Wrongful termination of employment means termination of employment without giving the period of notice required for termination and stipulated in the contract of employment. Once the required period of notice is given, the termination is lawful no matter the motives of the employer. The employer is not required to state any reason in the letter of termination. Therefore, the measure of damages for wrongful termination of employment is basically the remuneration of the employee for the period of notice required but which was not given by the employer.
Wrongful dismissal, on the other hand, means dismissal for an act of fraud or gross misconduct and no period of notice is required, provided the employee was given fair hearing before dismissal. However the reason for dismissal must be stated by the employer in the letter of dismissal. Therefore, the measure of damages for wrongful dismissal is at large and for this reason it is advisable for companies to seek legal advice before the dismissal of an employee.

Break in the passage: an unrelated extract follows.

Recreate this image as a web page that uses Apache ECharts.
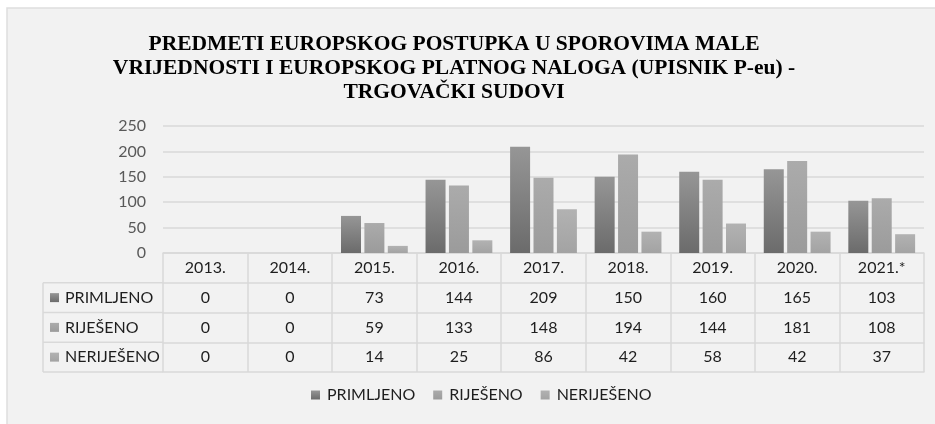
<!DOCTYPE html>
<html>
<head>
<meta charset="utf-8">
<title>Upisnik P-eu - trgovački sudovi</title>
<script src="https://cdn.jsdelivr.net/npm/echarts@6/dist/echarts.min.js"></script>
<style>
  html, body { margin: 0; padding: 0; background: #fff; }
  #chart { width: 935px; height: 424px; }
</style>
</head>
<body>
<div id="chart"></div>
<script>
// podaci s grafikona
const years = ['2013.', '2014.', '2015.', '2016.', '2017.', '2018.', '2019.', '2020.', '2021.*']
const seriesNames = ['PRIMLJENO', 'RIJEŠENO', 'NERIJEŠENO']
const primljeno = [0, 0, 73, 144, 209, 150, 160, 165, 103]
const rijeseno = [0, 0, 59, 133, 148, 194, 144, 181, 108]
const nerijeseno = [0, 0, 14, 25, 86, 42, 58, 42, 37]
const yTicks = [0, 50, 100, 150, 200, 250]
const titleLines = [
  'PREDMETI EUROPSKOG POSTUPKA U SPOROVIMA MALE',
  'VRIJEDNOSTI I EUROPSKOG PLATNOG NALOGA (UPISNIK P-eu) -',
  'TRGOVAČKI SUDOVI'
]

const FONT = 'Lato'
const LINE = '#d9d9d9'
const ROW_H = 29.75
const TABLE_LEFT = 43
const PLOT_LEFT = 163

// boje stupaca (gradijent odozgo prema dolje)
function grad(top, bottom) {
  return new echarts.graphic.LinearGradient(0, 0, 0, 1, [
    { offset: 0, color: top },
    { offset: 1, color: bottom }
  ])
}
const colors = [
  grad('#969696', '#6b6b6b'),
  grad('#ababab', '#9b9b9b'),
  grad('#b2b2b2', '#a3a3a3')
]
const seriesData = [primljeno, rijeseno, nerijeseno]

const chart = echarts.init(document.getElementById('chart'), null, { renderer: 'canvas' })

// osnovna x os (godine) + po jedna os za svaki red tablice
const xAxes = [{
  type: 'category',
  data: years,
  position: 'bottom',
  axisLine: { lineStyle: { color: LINE, width: 1.5 } },
  axisTick: { show: true, length: ROW_H, lineStyle: { color: LINE, width: 1.5 } },
  axisLabel: { color: '#1e1e1e', fontFamily: FONT, fontSize: 16, margin: 15, verticalAlign: 'middle' }
}]
seriesData.forEach((vals, i) => {
  xAxes.push({
    type: 'category',
    data: years,
    position: 'bottom',
    offset: ROW_H * (i + 1),
    axisLine: { lineStyle: { color: LINE, width: 1.5 } },
    axisTick: { show: true, length: ROW_H, lineStyle: { color: LINE, width: 1.5 } },
    axisLabel: {
      color: '#1e1e1e', fontFamily: FONT, fontSize: 16, margin: 15, verticalAlign: 'middle',
      formatter: (v, idx) => String(vals[idx])
    }
  })
})
// donji rub tablice
xAxes.push({
  type: 'category',
  data: years,
  position: 'bottom',
  offset: ROW_H * 4,
  axisLine: { lineStyle: { color: LINE, width: 1.5 } },
  axisTick: { show: false },
  axisLabel: { show: false }
})

// lijevi stupac tablice (nazivi redova)
const tableGraphics = []
for (let r = 0; r <= 3; r++) {
  const y = 253 + ROW_H * (r + 1)
  tableGraphics.push({
    type: 'line', silent: true,
    shape: { x1: TABLE_LEFT, y1: y, x2: PLOT_LEFT, y2: y },
    style: { stroke: LINE, lineWidth: 1.5 }
  })
}
tableGraphics.push({
  type: 'line', silent: true,
  shape: { x1: TABLE_LEFT, y1: 253 + ROW_H, x2: TABLE_LEFT, y2: 253 + ROW_H * 4 },
  style: { stroke: LINE, lineWidth: 1.5 }
})
seriesNames.forEach((name, i) => {
  const cy = 253 + ROW_H * (i + 1.5)
  tableGraphics.push({
    type: 'rect', silent: true,
    shape: { x: 50, y: cy - 4.5, width: 9, height: 9 },
    style: { fill: colors[i] }
  })
  tableGraphics.push({
    type: 'text', silent: true,
    x: 65, y: cy,
    style: { text: name, fill: '#1e1e1e', font: '16px ' + FONT, verticalAlign: 'middle' }
  })
})

const option = {
  backgroundColor: '#fff',
  animation: false,
  graphic: [
    {
      type: 'rect', silent: true, z: -10,
      shape: { x: 7, y: 8, width: 950, height: 440 },
      style: { fill: '#f2f2f2', stroke: '#dedede', lineWidth: 1.5 }
    },
    {
      type: 'text', silent: true,
      x: 454, y: 32,
      style: {
        text: titleLines.join('\n'),
        align: 'center',
        fill: '#000',
        font: 'bold 21.5px "Liberation Serif"',
        lineHeight: 24
      }
    }
  ].concat(tableGraphics),
  legend: {
    data: seriesNames,
    bottom: 16,
    left: 306,
    icon: 'rect',
    itemWidth: 9,
    itemHeight: 9,
    itemGap: 18,
    textStyle: { color: '#1e1e1e', fontFamily: FONT, fontSize: 16, padding: [0, 0, 0, 2] }
  },
  grid: {
    left: PLOT_LEFT,
    right: 11,
    top: 126,
    bottom: 424 - 253,
    containLabel: false
  },
  xAxis: xAxes,
  yAxis: {
    type: 'value',
    min: yTicks[0],
    max: yTicks[yTicks.length - 1],
    interval: 50,
    axisLine: { show: false },
    axisTick: { show: false },
    axisLabel: { color: '#595959', fontFamily: FONT, fontSize: 16, margin: 17 },
    splitLine: { lineStyle: { color: LINE, width: 1.5 } }
  },
  series: seriesNames.map((name, i) => ({
    name: name,
    type: 'bar',
    xAxisIndex: 0,
    data: seriesData[i],
    barWidth: 20,
    barGap: '17%',
    itemStyle: { color: colors[i] }
  }))
}

chart.setOption(option)
</script>
</body>
</html>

In Idufueko v Pfizer Products (2014), the respondent wrote a letter terminating the appointment of the appellant who therefore commenced an action against them claiming the sum of N2,883,727 as general and special damages arising from the unlawful termination of his employment. The trial court held that the termination was wrongful and awarded the sum of N21,135.34k. The appellant was dissatisfied and appealed against the award of damages. The Supreme Court, per Galadima JSC said,
“The standard set by law for assessment of damages to a party whose employment has been unlawfully terminated has been established in a plethora of decisions of this court. The position of the law is that where the termination of a contract of service was found to have been wrongful, the measure of damages that the plaintiff could be entitled to would be the salaries for the length of time during which notice of the termination would have been given in accordance with the contract of employment. He would, in addition, be paid other legitimate entitlements due to him at the time his employment was terminated.” See also, Geidam v NEPA (2001), Shell PDC v Olanrewjau (2008).
In Osisanya v Afribank (2007) the Supreme Court deliberated on the measure of damages for wrongful termination of employment and held per Ogbuagu JSC,
“In a master and servant relationship, the damages available to the employee, is the payment of his salary and other entitlements already lawfully accruable and payable for the period for which the employee should have been given notice of termination. The damages will be the amount he would have earned if his employment was properly and validly determined.” See also, Chukwuma v Shell Petroleum (1993), International Drilling Company Nig. Ltd v Ajijola (1976), Imoloaeme v WAEC (1992).
Many employees rush to court to challenge wrongful termination of employment, claiming huge sums of money, without proper knowledge of the settled law on the subject and often come away disappointed. This only serves to buttress the need for genuine legal advice.